Code redundancy
Stefan Behnel
stefan_ml at behnel.de
Tue Apr 20 10:25:07 EDT 2010
Alan Harris-Reid, 20.04.2010 15:43:
> During my Python (3.1) programming I often find myself having to repeat
> code such as...
>
> class1.attr1 = 1
> class1.attr2 = 2
> class1.attr3 = 3
> class1.attr4 = 4
> etc.
>
> Is there any way to achieve the same result without having to repeat the
> class1 prefix? Before Python my previous main language was Visual
> Foxpro, which had the syntax...
>
> with class1
> .attr1 = 1
> .attr2 = 2
> .attr3 = 3
> .attr4 = 4
> etc.
> endwith
>
> Is there any equivalent to this in Python?
There's more than one way to do this, depending on your actual needs and
the source of the attributes.

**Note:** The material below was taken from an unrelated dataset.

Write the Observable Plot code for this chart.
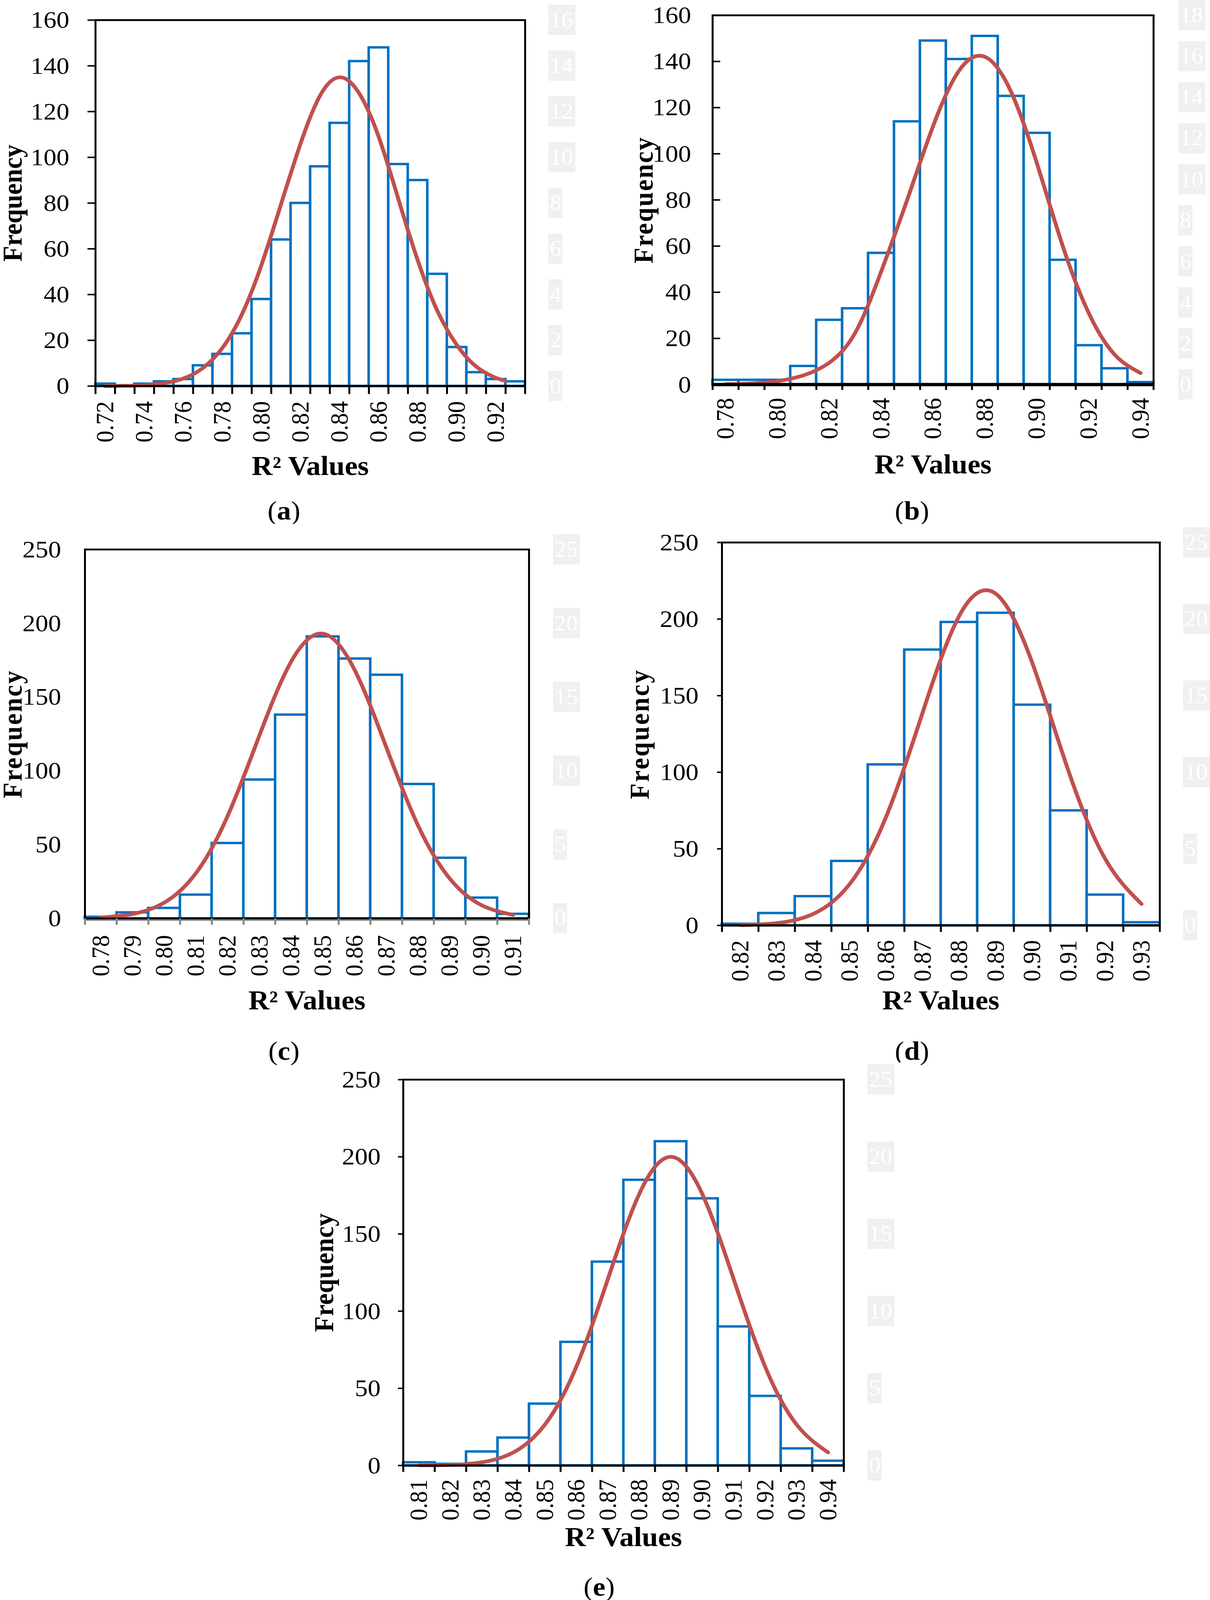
<!DOCTYPE html>
<html>
<head>
<meta charset="utf-8">
<script src="https://cdn.jsdelivr.net/npm/d3@7"></script>
<script src="https://cdn.jsdelivr.net/npm/@observablehq/plot@0.6"></script>
<style>
  body { margin: 0; background: #fff; overflow: hidden; }
  #page { position: relative; width: 3098px; height: 4337px; background: #fff; font-family: "Liberation Serif", serif; transform-origin: 0 0; }
  .panel { position: absolute; }
  .cap { position: absolute; width: 400px; text-align: center; font-size: 72px; line-height: 72px; color: #000; }
</style>
</head>
<body>
<div id="page"></div>
<script>
// bin centres (R2 value) and frequencies
const centersA = [0.72, 0.73, 0.74, 0.75, 0.76, 0.77, 0.78, 0.79, 0.80, 0.81, 0.82, 0.83, 0.84, 0.85, 0.86, 0.87, 0.88, 0.89, 0.90, 0.91, 0.92, 0.93];
const countsA = [1, 0, 1, 2, 3, 9, 14, 23, 38, 64, 80, 96, 115, 142, 148, 97, 90, 49, 17, 6, 3, 2];
const labelsA = [0.72, 0.74, 0.76, 0.78, 0.80, 0.82, 0.84, 0.86, 0.88, 0.90, 0.92];
const fitXA = [0.72, 0.73, 0.74, 0.75, 0.76, 0.77, 0.78, 0.79, 0.80, 0.81, 0.82, 0.83, 0.84, 0.85, 0.86, 0.87, 0.88, 0.89, 0.90, 0.91, 0.92, 0.925];
const fitYA = [0.03, 0.13, 0.42, 1.3, 3.3, 7.9, 16.7, 31.4, 53, 79.5, 106, 127, 135, 128, 109, 82, 55, 33, 18, 8.5, 3.6, 2.3];

const centersB = [0.78, 0.79, 0.80, 0.81, 0.82, 0.83, 0.84, 0.85, 0.86, 0.87, 0.88, 0.89, 0.90, 0.91, 0.92, 0.93, 0.94];
const countsB = [2, 2, 2, 8, 28, 33, 57, 114, 149, 141, 151, 125, 109, 54, 17, 7, 1];
const labelsB = [0.78, 0.80, 0.82, 0.84, 0.86, 0.88, 0.90, 0.92, 0.94];
const fitXB = [0.78, 0.79, 0.80, 0.81, 0.82, 0.83, 0.84, 0.85, 0.86, 0.87, 0.88, 0.89, 0.90, 0.91, 0.92, 0.93, 0.94];
const fitYB = [0.2, 0.5, 1.5, 4, 9.5, 22.5, 49, 80, 112, 136, 142, 127, 96, 60, 31, 13, 5];

const centersC = [0.78, 0.79, 0.80, 0.81, 0.82, 0.83, 0.84, 0.85, 0.86, 0.87, 0.88, 0.89, 0.90, 0.91];
const countsC = [1, 4, 7, 16, 51, 94, 138, 191, 176, 165, 91, 41, 14, 3];
const labelsC = centersC;
const fitXC = [0.78, 0.79, 0.80, 0.81, 0.82, 0.83, 0.84, 0.85, 0.86, 0.87, 0.88, 0.89, 0.90, 0.91];
const fitYC = [0.6, 3, 10.7, 30.7, 69.5, 124, 174, 193, 168.5, 116, 63, 27, 9, 2.4];

const centersD = [0.82, 0.83, 0.84, 0.85, 0.86, 0.87, 0.88, 0.89, 0.90, 0.91, 0.92, 0.93];
const countsD = [1, 8, 19, 42, 105, 180, 198, 204, 144, 75, 20, 2];
const labelsD = centersD;
const fitXD = [0.82, 0.83, 0.84, 0.85, 0.86, 0.87, 0.88, 0.89, 0.90, 0.91, 0.92, 0.93];
const fitYD = [0.2, 1.5, 7.5, 27, 71, 139, 202, 216.6, 171.7, 100.6, 43.6, 14];

const centersE = [0.81, 0.82, 0.83, 0.84, 0.85, 0.86, 0.87, 0.88, 0.89, 0.90, 0.91, 0.92, 0.93, 0.94];
const countsE = [2, 1, 9, 18, 40, 80, 132, 185, 210, 173, 90, 45, 11, 3];
const labelsE = centersE;
const fitXE = [0.81, 0.82, 0.83, 0.84, 0.85, 0.86, 0.87, 0.88, 0.89, 0.90, 0.91, 0.92, 0.93, 0.94];
const fitYE = [0.1, 0.4, 2.1, 8.5, 26.5, 64, 120.7, 176, 200, 176, 120.7, 64, 26.5, 8.5];

// faint leftover labels of a hidden secondary axis, bottom to top
const ghost160 = ["0", "2", "4", "6", "8", "10", "12", "14", "16"];
const ghost180 = ["0", "2", "4", "6", "8", "10", "12", "14", "16", "18"];
const ghost250 = ["0", "5", "10", "15", "20", "25"];

const binW = 0.01;
const BLUE = "#0070C0", RED = "#C0504D";

// the window is shorter than the 4337px figure: squeeze the page to fit its height
const page = document.getElementById("page");
page.style.transform = "scale(1," + Math.min(1, window.innerHeight / 4337) + ")";

function panel(p) {
  const bins = p.centers.map((c, i) => ({x1: c - binW / 2, x2: c + binW / 2, n: p.counts[i]}));
  const edges = [...p.centers.map(c => c - binW / 2), p.centers[p.centers.length - 1] + binW / 2];
  const lo = edges[0], hi = edges[edges.length - 1];
  const fit = p.fitX.map((x, i) => ({x, y: p.fitY[i]}));
  const ghost = p.ghost.map((g, i) => ({g, y: i * p.yMax / (p.ghost.length - 1)}));
  const yTicks = d3.range(0, p.yMax + 1, p.yStep);

  const chart = Plot.plot({
    width: p.width, height: p.height,
    marginLeft: p.ml, marginRight: p.mr, marginTop: p.mt, marginBottom: p.mb,
    style: {fontFamily: "Liberation Serif", fontSize: "66px", color: "black", background: "white", overflow: "visible"},
    x: {domain: [lo, hi]},
    y: {domain: [0, p.yMax]},
    marks: [
      Plot.rect(ghost.filter(d => d.g.length > 1), {x1: () => hi, x2: () => hi, y1: "y", y2: "y", dx: p.gdx,
        insetRight: -69, insetTop: -41, insetBottom: -41, fill: "#f0f0f0"}),
      Plot.rect(ghost.filter(d => d.g.length === 1), {x1: () => hi, x2: () => hi, y1: "y", y2: "y", dx: p.gdx,
        insetRight: -36, insetTop: -41, insetBottom: -41, fill: "#f0f0f0"}),
      Plot.text(ghost, {x: () => hi, y: "y", text: "g", dx: p.gdx + 3, textAnchor: "start", fill: "white", fontSize: 60}),
      Plot.rectY(bins, {x1: "x1", x2: "x2", y: "n", fill: "white", stroke: BLUE, strokeWidth: 6.5}),
      Plot.line(fit, {x: "x", y: "y", stroke: RED, strokeWidth: 10, curve: "natural"}),
      Plot.ruleY([0], {stroke: p.base, strokeWidth: p.baseW, dy: p.baseDy || 0}),
      Plot.frame({stroke: "black", strokeWidth: 5}),
      Plot.axisY({ticks: yTicks, tickSize: p.yTick, tickPadding: p.yPad, strokeWidth: 4, label: null, fontSize: 66}),
      Plot.axisX({ticks: edges, tickSize: p.xTick, tickFormat: () => "", stroke: p.base, strokeWidth: 5, label: null}),
      Plot.axisX({ticks: p.labels, tickSize: 0, tickRotate: -90, tickPadding: p.xPad, tickFormat: d3.format(".2f"), label: null, fontSize: 64}),
      Plot.text(["R² Values"], {text: d => d, frameAnchor: "bottom", dy: p.xTitleDy, textAnchor: "middle", lineAnchor: "middle",
        fontWeight: "bold", fontSize: 74}),
      Plot.text(["Frequency"], {text: d => d, frameAnchor: "left", dx: p.yTitleDx, rotate: -90, textAnchor: "middle", lineAnchor: "middle",
        fontWeight: "bold", fontSize: 70})
    ]
  });

  // wider letter spacing of the y title in some panels
  d3.select(chart).selectAll("text")
    .filter(function () { return this.textContent === "Frequency"; })
    .attr("letter-spacing", p.ls || 0);

  const div = document.createElement("div");
  div.className = "panel";
  div.style.left = p.left + "px";
  div.style.top = p.top + "px";
  div.append(chart);
  page.append(div);

  const cap = document.createElement("div");
  cap.className = "cap";
  cap.style.left = (p.capX - 200) + "px";
  cap.style.top = (p.capY - 60) + "px";
  cap.innerHTML = "(<b>" + p.tag + "</b>)";
  page.append(cap);
}

panel({tag: "a", centers: centersA, counts: countsA, labels: labelsA, fitX: fitXA, fitY: fitYA, ghost: ghost160,
  yMax: 160, yStep: 20, left: 0, top: 0, width: 1540, height: 1306, ml: 244, mr: 196, mt: 54, mb: 260,
  yTick: 20, yPad: 47, xTick: 22, xPad: 41, base: "black", baseW: 6, gdx: 60, xTitleDy: 217, yTitleDx: -211, ls: 0,
  capX: 727, capY: 1408});

panel({tag: "b", centers: centersB, counts: countsB, labels: labelsB, fitX: fitXB, fitY: fitYB, ghost: ghost180,
  yMax: 160, yStep: 20, left: 1580, top: 0, width: 1518, height: 1302, ml: 244, mr: 145, mt: 41, mb: 260,
  yTick: -20, yPad: 75, xTick: 15, xPad: 36, base: "black", baseW: 9, gdx: 64, xTitleDy: 217, yTitleDx: -176, ls: 3,
  capX: 2335, capY: 1408});

panel({tag: "c", centers: centersC, counts: countsC, labels: labelsC, fitX: fitXC, fitY: fitYC, ghost: ghost250,
  yMax: 250, yStep: 50, left: 0, top: 1420, width: 1540, height: 1330, ml: 217, mr: 186, mt: 69, mb: 261,
  yTick: 0, yPad: 61, xTick: 18, xPad: 45, base: "#868686", baseW: 7, baseDy: 3, gdx: 62, xTitleDy: 223, yTitleDx: -184, ls: 3.5,
  capX: 727, capY: 2873});

panel({tag: "d", centers: centersD, counts: countsD, labels: labelsD, fitX: fitXD, fitY: fitYD, ghost: ghost250,
  yMax: 250, yStep: 50, left: 1580, top: 1420, width: 1518, height: 1340, ml: 268, mr: 129, mt: 50, mb: 252,
  yTick: 12, yPad: 48, xTick: 18, xPad: 40, base: "black", baseW: 6, gdx: 60, xTitleDy: 204, yTitleDx: -210, ls: 4,
  capX: 2335, capY: 2873});

panel({tag: "e", centers: centersE, counts: countsE, labels: labelsE, fitX: fitXE, fitY: fitYE, ghost: ghost250,
  yMax: 250, yStep: 50, left: 760, top: 2880, width: 1560, height: 1320, ml: 272, mr: 160, mt: 46, mb: 228,
  yTick: 13, yPad: 45, xTick: 18, xPad: 37, base: "black", baseW: 6, gdx: 61, xTitleDy: 195, yTitleDx: -202, ls: 0.5,
  capX: 1534, capY: 4325});
</script>
</body>
</html>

I assume this is done in __init__?
This might work for you:
self.__dict__.update(attr1=1, attr2=2, attr3=3, attr4=4)
You should also think once more about the use of the code you presented
above, having to set all those attributes may have a little smell. Maybe
that's totally ok, but since you mention that you "often" find yourself
doing the above, you may also have a mental design problem somewhere. We
can't tell unless you provide a more concrete example than what you show above.